L’ultima estate di Hiroshima di Hara Tamiki, edito da Marotta&Cafiero
Il racconto di Hara Tamiki,edito in Italia da Marotta&Cafiero, “L’ultima estate di Hiroshima”, ci accompagna per tappe verso la realizzazione dell’infausto presagio che aleggia sulla città di Hiroshima. Nella lettura del “Preludio alla devastazione”, Tamiki tratteggia velocemente la bizzarra quotidianità che anima le giornate degli abitanti di Hiroshima, perpetuamente indaffarati nel fare e disfare i bagagli, nomadi prima ancora di aver perso la propria casa. Discorsi, gesti, pensieri, personaggi non emergono chiaramente dallo sfondo della città, sembrano piuttosto il vagheggiamento di un’epoca vissuta e filtrata dal ricordo dell’autore, che si nasconde neanche troppo velatamente tra i personaggi di queste pagine.
Nulla è significativo
Niente è veramente importante di ciò che viene narrato fin qui, nessun discorso particolarmente significativo. E’ persino difficoltoso per il lettore seguire le trame dei personaggi, che sono inconsistenti, come del resto risultano esili i personaggi stessi, che non sono particolarmente caratterizzati e spesso identificati da un solo gesto, una sola battuta. Sembra proprio che nulla sia significativo, perché la vera protagonista di queste giornate dell’ultima estate di Hiroshima è il senso di attesa che le pervade.

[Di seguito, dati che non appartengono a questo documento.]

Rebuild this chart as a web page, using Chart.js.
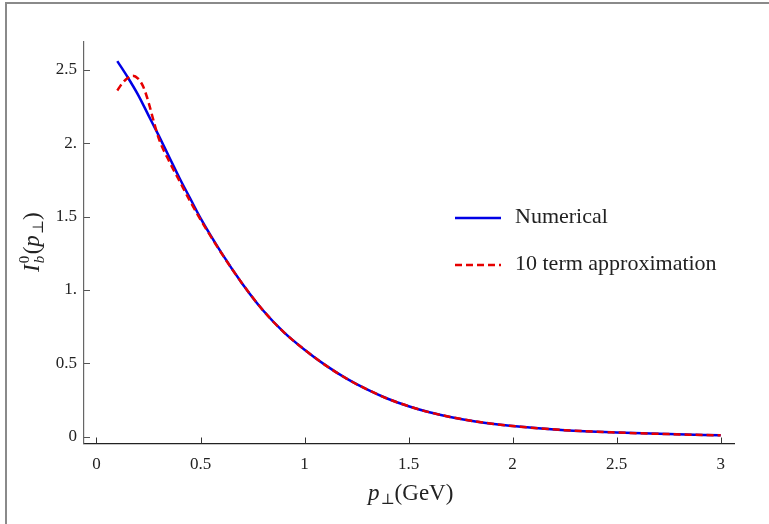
<!DOCTYPE html>
<html>
<head>
<meta charset="utf-8">
<script src="https://cdn.jsdelivr.net/npm/chart.js@4/dist/chart.umd.min.js"></script>
<style>
html,body{margin:0;padding:0;background:#fff;}
#wrap{width:769px;height:524px;position:relative;}
</style>
</head>
<body>
<div id="wrap"><canvas id="c" width="769" height="524"></canvas></div>
<script>
// ---- data ----
const numX = [0.1,0.15,0.2,0.25,0.3,0.35,0.4,0.45,0.5,0.6,0.7,0.8,0.9,1.0,1.1,1.2,1.3,1.4,1.5,1.6,1.7,1.8,1.9,2.0,2.25,2.5,2.75,3.0];
const numY = [2.56,2.45,2.33,2.19,2.05,1.905,1.76,1.625,1.49,1.255,1.045,0.862,0.713,0.593,0.488,0.398,0.323,0.259,0.208,0.167,0.135,0.109,0.089,0.073,0.045,0.029,0.018,0.0095];
const apxX = [0.1,0.125,0.15,0.175,0.2,0.225,0.25,0.275,0.3,0.35,0.4,0.45,0.5,0.6,0.7,0.8,0.9,1.0,1.1,1.2,1.3,1.4,1.5,1.6,1.7,1.8,1.9,2.0,2.25,2.5,2.75,3.0];
const apxY = [2.36,2.41,2.445,2.46,2.44,2.385,2.28,2.15,2.03,1.875,1.74,1.605,1.48,1.252,1.045,0.862,0.713,0.593,0.488,0.398,0.323,0.259,0.208,0.167,0.135,0.109,0.089,0.073,0.045,0.029,0.018,0.0095];
const xTicks = [0,0.5,1,1.5,2,2.5,3];
const xTickLabels = ["0","0.5","1","1.5","2","2.5","3"];
const yTicks = [0,0.5,1,1.5,2,2.5];
const yTickLabels = ["0","0.5","1.","1.5","2.","2.5"];
const seriesNames = ["Numerical","10 term approximation"];

const toPts = (xs, ys) => xs.map((x,i)=>({x:x,y:ys[i]}));
const SERIF = '"Liberation Serif","DejaVu Serif",serif';

const decor = {
  id:'decor',
  beforeDraw(chart){
    const ctx = chart.ctx;
    ctx.save();
    ctx.fillStyle = '#fff';
    ctx.fillRect(0,0,chart.width,chart.height);
    // frame (left + top)
    ctx.strokeStyle = '#8a8a8a';
    ctx.lineWidth = 2;
    ctx.beginPath();
    ctx.moveTo(6,524); ctx.lineTo(6,3); ctx.lineTo(769,3);
    ctx.stroke();
    ctx.restore();
  },
  afterDraw(chart){
    const ctx = chart.ctx;
    const xs = chart.scales.x, ys = chart.scales.y;
    const a = chart.chartArea;
    ctx.save();
    // inward ticks
    ctx.lineWidth = 1;
    ctx.strokeStyle = '#333';
    xTicks.forEach(v=>{
      const px = Math.round(xs.getPixelForValue(v))+0.5;
      ctx.beginPath(); ctx.moveTo(px,a.bottom); ctx.lineTo(px,a.bottom-6); ctx.stroke();
    });
    ctx.strokeStyle = '#555';
    yTicks.forEach(v=>{
      const py = Math.round(ys.getPixelForValue(v))+0.5;
      ctx.beginPath(); ctx.moveTo(a.left,py); ctx.lineTo(a.left+6,py); ctx.stroke();
    });
    // legend
    const lg = [{y:218,color:'#0000e6',dash:[]},{y:265,color:'#e60000',dash:[7,4]}];
    lg.forEach((l,i)=>{
      ctx.strokeStyle = l.color; ctx.lineWidth = 2.5; ctx.setLineDash(l.dash);
      ctx.beginPath(); ctx.moveTo(455,l.y); ctx.lineTo(501,l.y); ctx.stroke();
      ctx.setLineDash([]);
      ctx.fillStyle = '#222';
      ctx.font = '22px '+SERIF;
      ctx.textBaseline = 'middle';
      ctx.textAlign = 'left';
      ctx.fillText(seriesNames[i], 515, l.y-1);
    });
    // x axis title: p⊥(GeV)
    ctx.fillStyle = '#222';
    ctx.textBaseline = 'alphabetic';
    let x0 = 368, yb = 500;
    ctx.font = 'italic 23px '+SERIF;
    ctx.fillText('p', x0, yb); x0 += ctx.measureText('p').width + 1;
    ctx.font = '15px '+SERIF;
    ctx.fillText('⊥', x0, yb+4); x0 += ctx.measureText('⊥').width;
    ctx.font = '23px '+SERIF;
    ctx.fillText('(GeV)', x0, yb);
    // y axis title: I_b^0(p⊥), rotated
    ctx.translate(39, 272);
    ctx.rotate(-Math.PI/2);
    let t = 0;
    ctx.font = 'italic 23px '+SERIF;
    ctx.fillText('I', t, 0); t += ctx.measureText('I').width + 1;
    ctx.font = '15px '+SERIF;
    ctx.fillText('0', t, -10);
    ctx.font = 'italic 15px '+SERIF;
    ctx.fillText('b', t, 5); t += 9;
    ctx.font = '23px '+SERIF;
    ctx.fillText('(', t, 0); t += ctx.measureText('(').width;
    ctx.font = 'italic 23px '+SERIF;
    ctx.fillText('p', t, 0); t += ctx.measureText('p').width + 1;
    ctx.font = '15px '+SERIF;
    ctx.fillText('⊥', t, 4); t += ctx.measureText('⊥').width;
    ctx.font = '23px '+SERIF;
    ctx.fillText(')', t, 0);
    ctx.restore();
  }
};

new Chart(document.getElementById('c'), {
  type:'line',
  data:{
    datasets:[
      {label:seriesNames[0], order:1, data:toPts(numX,numY), borderColor:'#0000e6', borderWidth:2.5, pointRadius:0, cubicInterpolationMode:'monotone', fill:false},
      {label:seriesNames[1], order:0, data:toPts(apxX,apxY), borderColor:'#e60000', borderWidth:2.5, borderDash:[7,4], pointRadius:0, cubicInterpolationMode:'monotone', fill:false}
    ]
  },
  options:{
    responsive:false,
    animation:false,
    devicePixelRatio:1,
    layout:{padding:{left:0,right:35,top:42,bottom:0}},
    plugins:{legend:{display:false},tooltip:{enabled:false}},
    scales:{
      x:{
        type:'linear', min:-0.06, max:3.064,
        afterBuildTicks:(s)=>{s.ticks = xTicks.map(v=>({value:v}));},
        afterFit:(s)=>{s.height = 80.5;},
        grid:{display:true, drawOnChartArea:false, drawTicks:false},
        border:{display:true,color:'#222',width:1.2},
        ticks:{padding:11, color:'#222', font:{family:SERIF,size:17},
          callback:(v)=>{const i=xTicks.indexOf(v);return i>=0?xTickLabels[i]:'';}}
      },
      y:{
        type:'linear', min:-0.046, max:2.69,
        afterBuildTicks:(s)=>{s.ticks = yTicks.map(v=>({value:v}));},
        afterFit:(s)=>{s.width = 84;},
        grid:{display:true, drawOnChartArea:false, drawTicks:false},
        border:{display:true,color:'#666',width:1.2},
        ticks:{padding:7, color:'#222', font:{family:SERIF,size:17},
          callback:(v)=>{const i=yTicks.indexOf(v);return i>=0?yTickLabels[i]:'';}}
      }
    }
  },
  plugins:[decor]
});
</script>
</body>
</html>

“Tutti, ma proprio tutti, stavano cambiando di fronte al pericolo che, giorno dopo giorno, si avvicinava inesorabile. E sarebbero cambiati ancora, ne era certo. Bisognava stare a guardare fino alla fine”
L’attesa ha paralizzato la città ed è talmente snervante che l’accendersi dell’allarme antiaereo non è solo fonte di terrore, ma sorprendentemente motivo di eccitazione generale. Significativo il discorso dei due fratelli Shōzō e Seiji:
Beh, allora questo vuol dire che Hiroshima è in ritardo di tre mesi rispetto a Tōkyō.” Shōzō pronunciò queste parole senza intenzione, come tra sé e sé, ma Seiji gli rispose con durezza, gli occhi fissi su di lui: «E non dovremmo essere contenti per questo ritardo di Hiroshima?»
Del resto, ciò che caratterizza l’attesa sono piccolezze, battibecchi da poco, pettegolezzi. Assistiamo alle preoccupazioni di Yasuko per la riparazione della sua specchiera e allo sdegno procuratole dalla reazione del fratello, che dà poca importanza a quelle che definisce le sue “cianfrusaglie”.
Quelle che chiamava cianfrusaglie erano ridotte in quel modo a causa dei continui spostamenti, ed erano oggetti che la madre le aveva donato per il suo matrimonio, quando era ancora in vita. Come poteva Jun’ichi non capire cosa provava?
Lo stesso lettore, forse annoiato da questa quotidianità inutile, può avvertire il desiderio di una svolta, paradossalmente speranzoso che quello che storicamente è avvenuto non abbia mai luogo, almeno nella finzione letteraria.
“Fiori d’estate” e “Dalle rovine”
Le sezioni “Fiori d’estate” e “Dalle rovine” sono maggiormente focalizzate su Shōzō, che a questo punto del racconto emerge definitivamente come tragico protagonista e spettatore di un paesaggio che questa volta risulta tutt’altro che rarefatto. Sono queste le pagine più intense, dove poco o nulla è concesso al sentimentalismo. Se la prima parte dell’opera non cattura particolarmente, che sia per scelta stilistica dell’autore o meno, qui si sente invece la necessità urgente di raccontare la fiumana dei sopravvissuti che dilaga per le vie della città fantasma. Ma non c’è spazio per il melodramma, perché l’umanità ha abbandonato questi luoghi. I silenziosi personaggi di questo secondo tempo, sono descritti molto dettagliatamente, più di quanto non faccia piacere sentire, e sono i protagonisti di uno scenario aberrante che nessuno aveva previsto.